All information about Covid-19 keeps changing rapidly, as we learn more about it (3/25/21).
There are 2 broad types of tests for SARS-CoV-2 (the new coronavirus which causes Covid-19): tests to see if you have the virus, and antibody tests to see if you’d had it in the past. Mostly, we do the first type, to see if someone is infected. It’s done by inserting an uncomfortable swab to the back of the nose, although there is some evidence that the front of the nose, which is much less uncomfortable, can work as well. Saliva tests may be available in the future. Home tests are beginning to become available, with the advantage of not needing expensive protective equipment. For hospitalized patients, specimens may be collected from the lungs.
The main test to detect virus is performed by Polymerase Chain Reaction (PCR), which is so sensitive it can find the tiniest bits of virus. Other methods use antigen tests, which require more virus to turn positive, but may be just as useful. Positive results are almost always accurate, but negative results may be false-negative, meaning that the person really does have the virus. This can occur because testing was done too early in the disease, the specimen collection wasn’t good enough, or simply because tests are not 100% accurate. False-negative PCR tests occur about 15% of the time. If a person has very suggestive symptoms but the test is negative, it should be repeated in 1-2 days (not less than 24 hrs.). Antigen tests are more likely to be false-negative.
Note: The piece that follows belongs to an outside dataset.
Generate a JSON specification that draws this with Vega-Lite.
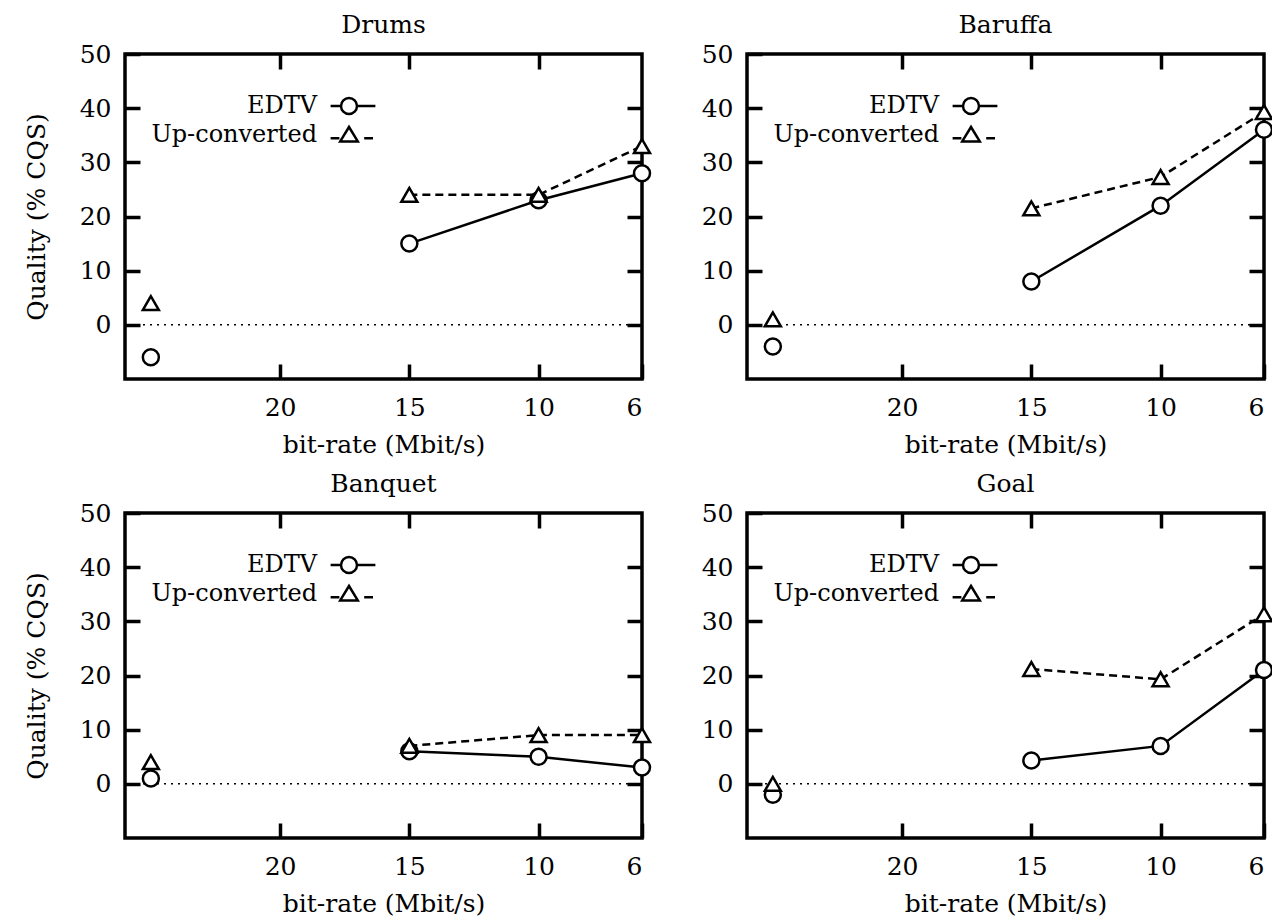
{
  "$schema": "https://vega.github.io/schema/vega-lite/v6.json",
  "padding": {"left": 22, "top": 11, "right": 0, "bottom": 0},
  "background": "white",
  "datasets": {
    "d": [
      {"panel": "Drums", "series": "EDTV", "rate": 25, "q": -6},
      {"panel": "Drums", "series": "EDTV", "rate": 15, "q": 15},
      {"panel": "Drums", "series": "EDTV", "rate": 10, "q": 23},
      {"panel": "Drums", "series": "EDTV", "rate": 6, "q": 28},
      {"panel": "Drums", "series": "Up-converted", "rate": 25, "q": 4},
      {"panel": "Drums", "series": "Up-converted", "rate": 15, "q": 24},
      {"panel": "Drums", "series": "Up-converted", "rate": 10, "q": 24},
      {"panel": "Drums", "series": "Up-converted", "rate": 6, "q": 33},
      {"panel": "Baruffa", "series": "EDTV", "rate": 25, "q": -4},
      {"panel": "Baruffa", "series": "EDTV", "rate": 15, "q": 8},
      {"panel": "Baruffa", "series": "EDTV", "rate": 10, "q": 22},
      {"panel": "Baruffa", "series": "EDTV", "rate": 6, "q": 36},
      {"panel": "Baruffa", "series": "Up-converted", "rate": 25, "q": 1},
      {"panel": "Baruffa", "series": "Up-converted", "rate": 15, "q": 21.5},
      {"panel": "Baruffa", "series": "Up-converted", "rate": 10, "q": 27.3},
      {"panel": "Baruffa", "series": "Up-converted", "rate": 6, "q": 39.3},
      {"panel": "Banquet", "series": "EDTV", "rate": 25, "q": 1},
      {"panel": "Banquet", "series": "EDTV", "rate": 15, "q": 6},
      {"panel": "Banquet", "series": "EDTV", "rate": 10, "q": 5},
      {"panel": "Banquet", "series": "EDTV", "rate": 6, "q": 3},
      {"panel": "Banquet", "series": "Up-converted", "rate": 25, "q": 4},
      {"panel": "Banquet", "series": "Up-converted", "rate": 15, "q": 7},
      {"panel": "Banquet", "series": "Up-converted", "rate": 10, "q": 9},
      {"panel": "Banquet", "series": "Up-converted", "rate": 6, "q": 9},
      {"panel": "Goal", "series": "EDTV", "rate": 25, "q": -2},
      {"panel": "Goal", "series": "EDTV", "rate": 15, "q": 4.3},
      {"panel": "Goal", "series": "EDTV", "rate": 10, "q": 7},
      {"panel": "Goal", "series": "EDTV", "rate": 6, "q": 21},
      {"panel": "Goal", "series": "Up-converted", "rate": 25, "q": 0},
      {"panel": "Goal", "series": "Up-converted", "rate": 15, "q": 21.2},
      {"panel": "Goal", "series": "Up-converted", "rate": 10, "q": 19.3},
      {"panel": "Goal", "series": "Up-converted", "rate": 6, "q": 31.3}
    ],
    "zero": [{"z": 0}]
  },
  "config": {
    "view": {"stroke": "black", "strokeWidth": 3.5},
    "font": "DejaVu Serif",
    "axis": {
      "domain": false, "grid": false,
      "labelFont": "DejaVu Serif", "labelFontSize": 25, "labelColor": "black",
      "titleFont": "DejaVu Serif", "titleFontSize": 25, "titleFontWeight": "normal", "titleColor": "black",
      "tickColor": "black", "tickWidth": 3.5, "tickSize": -15
    },
    "title": {"font": "DejaVu Serif", "fontSize": 25, "fontWeight": "normal", "color": "black", "offset": 0},
    "legend": {
      "orient": "none", "title": null, "padding": 0,
      "labelFont": "DejaVu Serif", "labelFontSize": 24, "labelColor": "black", "labelLimit": 0,
      "labelAlign": "right", "labelOffset": -44, "rowPadding": 3,
      "symbolSize": 256, "symbolStrokeColor": "black", "symbolStrokeWidth": 2.5
    }
  },
  "columns": 2,
  "spacing": {"row": 11, "column": 42},
  "resolve": {"scale": {"shape": "independent"}, "legend": {"shape": "independent"}},
  "concat": [
    {
      "width": 517, "height": 325, "title": "Drums",
      "data": {"name": "d"},
      "transform": [{"filter": "datum.panel === 'Drums'"}],
      "resolve": {"axis": {"x": "independent", "y": "independent"}},
      "layer": [
        {"data": {"name": "zero"}, "transform": [], "mark": {"type": "rule", "strokeDash": [2, 5], "strokeWidth": 1.5, "color": "black"},
          "encoding": {"y": {"field": "z", "type": "quantitative", "scale": {"domain": [-10, 50]}, "axis": {"orient": "right", "labels": false, "title": null, "values": [0, 10, 20, 30, 40]}}}},
        {"transform": [{"filter": "datum.rate <= 15 && datum.series === 'EDTV'"}], "mark": {"type": "line", "strokeWidth": 2.5, "color": "black"},
          "encoding": {
            "x": {"field": "rate", "type": "quantitative", "scale": {"domain": [6, 25], "reverse": true}, "axis": {"orient": "top", "labels": false, "title": null, "values": [20, 15, 10]}},
            "y": {"field": "q", "type": "quantitative", "axis": null}}},
        {"transform": [{"filter": "datum.rate <= 15 && datum.series === 'Up-converted'"}], "mark": {"type": "line", "strokeWidth": 2.5, "color": "black", "strokeDash": [8, 5]},
          "encoding": {"x": {"field": "rate", "type": "quantitative", "axis": null}, "y": {"field": "q", "type": "quantitative", "axis": null}}},
        {"transform": [{"filter": "datum.series === 'EDTV'"}], "mark": {"type": "point", "shape": "circle", "filled": true, "fill": "white", "stroke": "black", "strokeWidth": 2.5, "size": 256, "opacity": 1},
          "encoding": {
            "x": {"field": "rate", "type": "quantitative", "axis": {"orient": "bottom", "title": "bit-rate (Mbit/s)", "values": [20, 15, 10, 6], "labelPadding": 31, "titlePadding": 12}},
            "y": {"field": "q", "type": "quantitative", "axis": {"orient": "left", "title": "Quality (% CQS)", "values": [0, 10, 20, 30, 40, 50], "labelPadding": 29, "titlePadding": 30}}}},
        {"transform": [{"filter": "datum.series === 'Up-converted'"}], "mark": {"type": "point", "shape": "triangle-up", "filled": true, "fill": "white", "stroke": "black", "strokeWidth": 2.5, "size": 256, "opacity": 1},
          "encoding": {"x": {"field": "rate", "type": "quantitative", "axis": null}, "y": {"field": "q", "type": "quantitative", "axis": null}}},
        {"transform": [{"filter": "false"}], "mark": {"type": "point", "filled": false, "color": "black", "strokeWidth": 2.5, "size": 256, "opacity": 1},
          "encoding": {"shape": {"field": "series", "type": "nominal",
            "scale": {"domain": ["EDTV", "Up-converted"], "range": ["M-2.3,0H-1M1,0H3.3M1,0A1,1,0,1,1,-1,0A1,1,0,1,1,1,0", "M-2.3,0.4H-1.2M1.9,0.4H3M0,-1L1.1,0.8L-1.1,0.8Z"]},
            "legend": {"legendX": 212, "legendY": 40}}}}
      ]
    },
    {
      "width": 517, "height": 325, "title": "Baruffa",
      "data": {"name": "d"},
      "transform": [{"filter": "datum.panel === 'Baruffa'"}],
      "resolve": {"axis": {"x": "independent", "y": "independent"}},
      "layer": [
        {"data": {"name": "zero"}, "transform": [], "mark": {"type": "rule", "strokeDash": [2, 5], "strokeWidth": 1.5, "color": "black"},
          "encoding": {"y": {"field": "z", "type": "quantitative", "scale": {"domain": [-10, 50]}, "axis": {"orient": "right", "labels": false, "title": null, "values": [0, 10, 20, 30, 40]}}}},
        {"transform": [{"filter": "datum.rate <= 15 && datum.series === 'EDTV'"}], "mark": {"type": "line", "strokeWidth": 2.5, "color": "black"},
          "encoding": {
            "x": {"field": "rate", "type": "quantitative", "scale": {"domain": [6, 25], "reverse": true}, "axis": {"orient": "top", "labels": false, "title": null, "values": [20, 15, 10]}},
            "y": {"field": "q", "type": "quantitative", "axis": null}}},
        {"transform": [{"filter": "datum.rate <= 15 && datum.series === 'Up-converted'"}], "mark": {"type": "line", "strokeWidth": 2.5, "color": "black", "strokeDash": [8, 5]},
          "encoding": {"x": {"field": "rate", "type": "quantitative", "axis": null}, "y": {"field": "q", "type": "quantitative", "axis": null}}},
        {"transform": [{"filter": "datum.series === 'EDTV'"}], "mark": {"type": "point", "shape": "circle", "filled": true, "fill": "white", "stroke": "black", "strokeWidth": 2.5, "size": 256, "opacity": 1},
          "encoding": {
            "x": {"field": "rate", "type": "quantitative", "axis": {"orient": "bottom", "title": "bit-rate (Mbit/s)", "values": [20, 15, 10, 6], "labelPadding": 31, "titlePadding": 12}},
            "y": {"field": "q", "type": "quantitative", "axis": {"orient": "left", "title": null, "values": [0, 10, 20, 30, 40, 50], "labelPadding": 29}}}},
        {"transform": [{"filter": "datum.series === 'Up-converted'"}], "mark": {"type": "point", "shape": "triangle-up", "filled": true, "fill": "white", "stroke": "black", "strokeWidth": 2.5, "size": 256, "opacity": 1},
          "encoding": {"x": {"field": "rate", "type": "quantitative", "axis": null}, "y": {"field": "q", "type": "quantitative", "axis": null}}},
        {"transform": [{"filter": "false"}], "mark": {"type": "point", "filled": false, "color": "black", "strokeWidth": 2.5, "size": 256, "opacity": 1},
          "encoding": {"shape": {"field": "series", "type": "nominal",
            "scale": {"domain": ["EDTV", "Up-converted"], "range": ["M-2.3,0H-1M1,0H3.3M1,0A1,1,0,1,1,-1,0A1,1,0,1,1,1,0", "M-2.3,0.4H-1.2M1.9,0.4H3M0,-1L1.1,0.8L-1.1,0.8Z"]},
            "legend": {"legendX": 212, "legendY": 40}}}}
      ]
    },
    {
      "width": 517, "height": 325, "title": "Banquet",
      "data": {"name": "d"},
      "transform": [{"filter": "datum.panel === 'Banquet'"}],
      "resolve": {"axis": {"x": "independent", "y": "independent"}},
      "layer": [
        {"data": {"name": "zero"}, "transform": [], "mark": {"type": "rule", "strokeDash": [2, 5], "strokeWidth": 1.5, "color": "black"},
          "encoding": {"y": {"field": "z", "type": "quantitative", "scale": {"domain": [-10, 50]}, "axis": {"orient": "right", "labels": false, "title": null, "values": [0, 10, 20, 30, 40]}}}},
        {"transform": [{"filter": "datum.rate <= 15 && datum.series === 'EDTV'"}], "mark": {"type": "line", "strokeWidth": 2.5, "color": "black"},
          "encoding": {
            "x": {"field": "rate", "type": "quantitative", "scale": {"domain": [6, 25], "reverse": true}, "axis": {"orient": "top", "labels": false, "title": null, "values": [20, 15, 10]}},
            "y": {"field": "q", "type": "quantitative", "axis": null}}},
        {"transform": [{"filter": "datum.rate <= 15 && datum.series === 'Up-converted'"}], "mark": {"type": "line", "strokeWidth": 2.5, "color": "black", "strokeDash": [8, 5]},
          "encoding": {"x": {"field": "rate", "type": "quantitative", "axis": null}, "y": {"field": "q", "type": "quantitative", "axis": null}}},
        {"transform": [{"filter": "datum.series === 'EDTV'"}], "mark": {"type": "point", "shape": "circle", "filled": true, "fill": "white", "stroke": "black", "strokeWidth": 2.5, "size": 256, "opacity": 1},
          "encoding": {
            "x": {"field": "rate", "type": "quantitative", "axis": {"orient": "bottom", "title": "bit-rate (Mbit/s)", "values": [20, 15, 10, 6], "labelPadding": 31, "titlePadding": 12}},
            "y": {"field": "q", "type": "quantitative", "axis": {"orient": "left", "title": "Quality (% CQS)", "values": [0, 10, 20, 30, 40, 50], "labelPadding": 29, "titlePadding": 30}}}},
        {"transform": [{"filter": "datum.series === 'Up-converted'"}], "mark": {"type": "point", "shape": "triangle-up", "filled": true, "fill": "white", "stroke": "black", "strokeWidth": 2.5, "size": 256, "opacity": 1},
          "encoding": {"x": {"field": "rate", "type": "quantitative", "axis": null}, "y": {"field": "q", "type": "quantitative", "axis": null}}},
        {"transform": [{"filter": "false"}], "mark": {"type": "point", "filled": false, "color": "black", "strokeWidth": 2.5, "size": 256, "opacity": 1},
          "encoding": {"shape": {"field": "series", "type": "nominal",
            "scale": {"domain": ["EDTV", "Up-converted"], "range": ["M-2.3,0H-1M1,0H3.3M1,0A1,1,0,1,1,-1,0A1,1,0,1,1,1,0", "M-2.3,0.4H-1.2M1.9,0.4H3M0,-1L1.1,0.8L-1.1,0.8Z"]},
            "legend": {"legendX": 212, "legendY": 40}}}}
      ]
    },
    {
      "width": 517, "height": 325, "title": "Goal",
      "data": {"name": "d"},
      "transform": [{"filter": "datum.panel === 'Goal'"}],
      "resolve": {"axis": {"x": "independent", "y": "independent"}},
      "layer": [
        {"data": {"name": "zero"}, "transform": [], "mark": {"type": "rule", "strokeDash": [2, 5], "strokeWidth": 1.5, "color": "black"},
          "encoding": {"y": {"field": "z", "type": "quantitative", "scale": {"domain": [-10, 50]}, "axis": {"orient": "right", "labels": false, "title": null, "values": [0, 10, 20, 30, 40]}}}},
        {"transform": [{"filter": "datum.rate <= 15 && datum.series === 'EDTV'"}], "mark": {"type": "line", "strokeWidth": 2.5, "color": "black"},
          "encoding": {
            "x": {"field": "rate", "type": "quantitative", "scale": {"domain": [6, 25], "reverse": true}, "axis": {"orient": "top", "labels": false, "title": null, "values": [20, 15, 10]}},
            "y": {"field": "q", "type": "quantitative", "axis": null}}},
        {"transform": [{"filter": "datum.rate <= 15 && datum.series === 'Up-converted'"}], "mark": {"type": "line", "strokeWidth": 2.5, "color": "black", "strokeDash": [8, 5]},
          "encoding": {"x": {"field": "rate", "type": "quantitative", "axis": null}, "y": {"field": "q", "type": "quantitative", "axis": null}}},
        {"transform": [{"filter": "datum.series === 'EDTV'"}], "mark": {"type": "point", "shape": "circle", "filled": true, "fill": "white", "stroke": "black", "strokeWidth": 2.5, "size": 256, "opacity": 1},
          "encoding": {
            "x": {"field": "rate", "type": "quantitative", "axis": {"orient": "bottom", "title": "bit-rate (Mbit/s)", "values": [20, 15, 10, 6], "labelPadding": 31, "titlePadding": 12}},
            "y": {"field": "q", "type": "quantitative", "axis": {"orient": "left", "title": null, "values": [0, 10, 20, 30, 40, 50], "labelPadding": 29}}}},
        {"transform": [{"filter": "datum.series === 'Up-converted'"}], "mark": {"type": "point", "shape": "triangle-up", "filled": true, "fill": "white", "stroke": "black", "strokeWidth": 2.5, "size": 256, "opacity": 1},
          "encoding": {"x": {"field": "rate", "type": "quantitative", "axis": null}, "y": {"field": "q", "type": "quantitative", "axis": null}}},
        {"transform": [{"filter": "false"}], "mark": {"type": "point", "filled": false, "color": "black", "strokeWidth": 2.5, "size": 256, "opacity": 1},
          "encoding": {"shape": {"field": "series", "type": "nominal",
            "scale": {"domain": ["EDTV", "Up-converted"], "range": ["M-2.3,0H-1M1,0H3.3M1,0A1,1,0,1,1,-1,0A1,1,0,1,1,1,0", "M-2.3,0.4H-1.2M1.9,0.4H3M0,-1L1.1,0.8L-1.1,0.8Z"]},
            "legend": {"legendX": 212, "legendY": 40}}}}
      ]
    }
  ]
}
For a person with Covid, a negative test after 7-10 days or more from the beginning of illness means they are no longer contagious. A positive test, however, does not necessarily mean the person is still contagious, because PCR can detect dead viral particles which can’t spread disease. In technical terms, results should be reported in terms of a “Cycle Threshold” (“CT” value). The higher the CT, the more times they had to run the test to find virus, meaning the fewer viral particles around. CT values >34 may mean that the very few particles weren’t living; low CT values mean lots of virus. Unfortunately, labs usually don’t report this number (to the consternation of Clinicians).
If a person who has Covid then tests negative once, they should not get any more tests (unless a few months go by and they get new symptoms). Studies have shown that when you get over Covid, and a follow-up test is negative, a subsequent positive has simply found dead viral particles, which are meaningless. (However, some Covid mutations [variants] may enable active virus to remain longer; the CDC has not formally commented on this).
A big problem with Covid tests is that there is sometimes a long wait for results. Some tests give results in 15 minutes, others in hours. Some tests have had their accuracy studied more than others. But the bureaucratic process of some areas can cause delays of 1-2 weeks, due to staffing or whatever (it may be cheaper for some labs to perform the tests once a week, but they don’t tell you this). Covid is so new that there is no standardization to the way tests get done.
When should you get a Covid test? As soon as possible if you have symptoms like cough, fever, muscle aches, new loss of ability to smell. If a person has no symptoms but was exposed to someone with Covid, they could get tested a few days later. Being exposed is defined as having been less than six feet apart, inside without masks, for 15 min. in total. A person might also get tested if they were in a place for while where other people wound up testing positive. Nobody should ever get a Covid test “just to find out,” since negative today says nothing about tomorrow.
Antibody tests are not usually useful for individual patients, but they help epidemiologists track infection patterns. Antibody tests turn positive 2-3 weeks after illness, sometime remain positive, sometime don’t. The type of antibody detected is simply an indication of past illness; it does not mean immunity or protection from reinfection. There are various false-positives and false-negatives, making them much less useful for individual persons. It’s uncertain how or whether antibody tests will help a person who once had and recovered Covid know when to get the vaccine.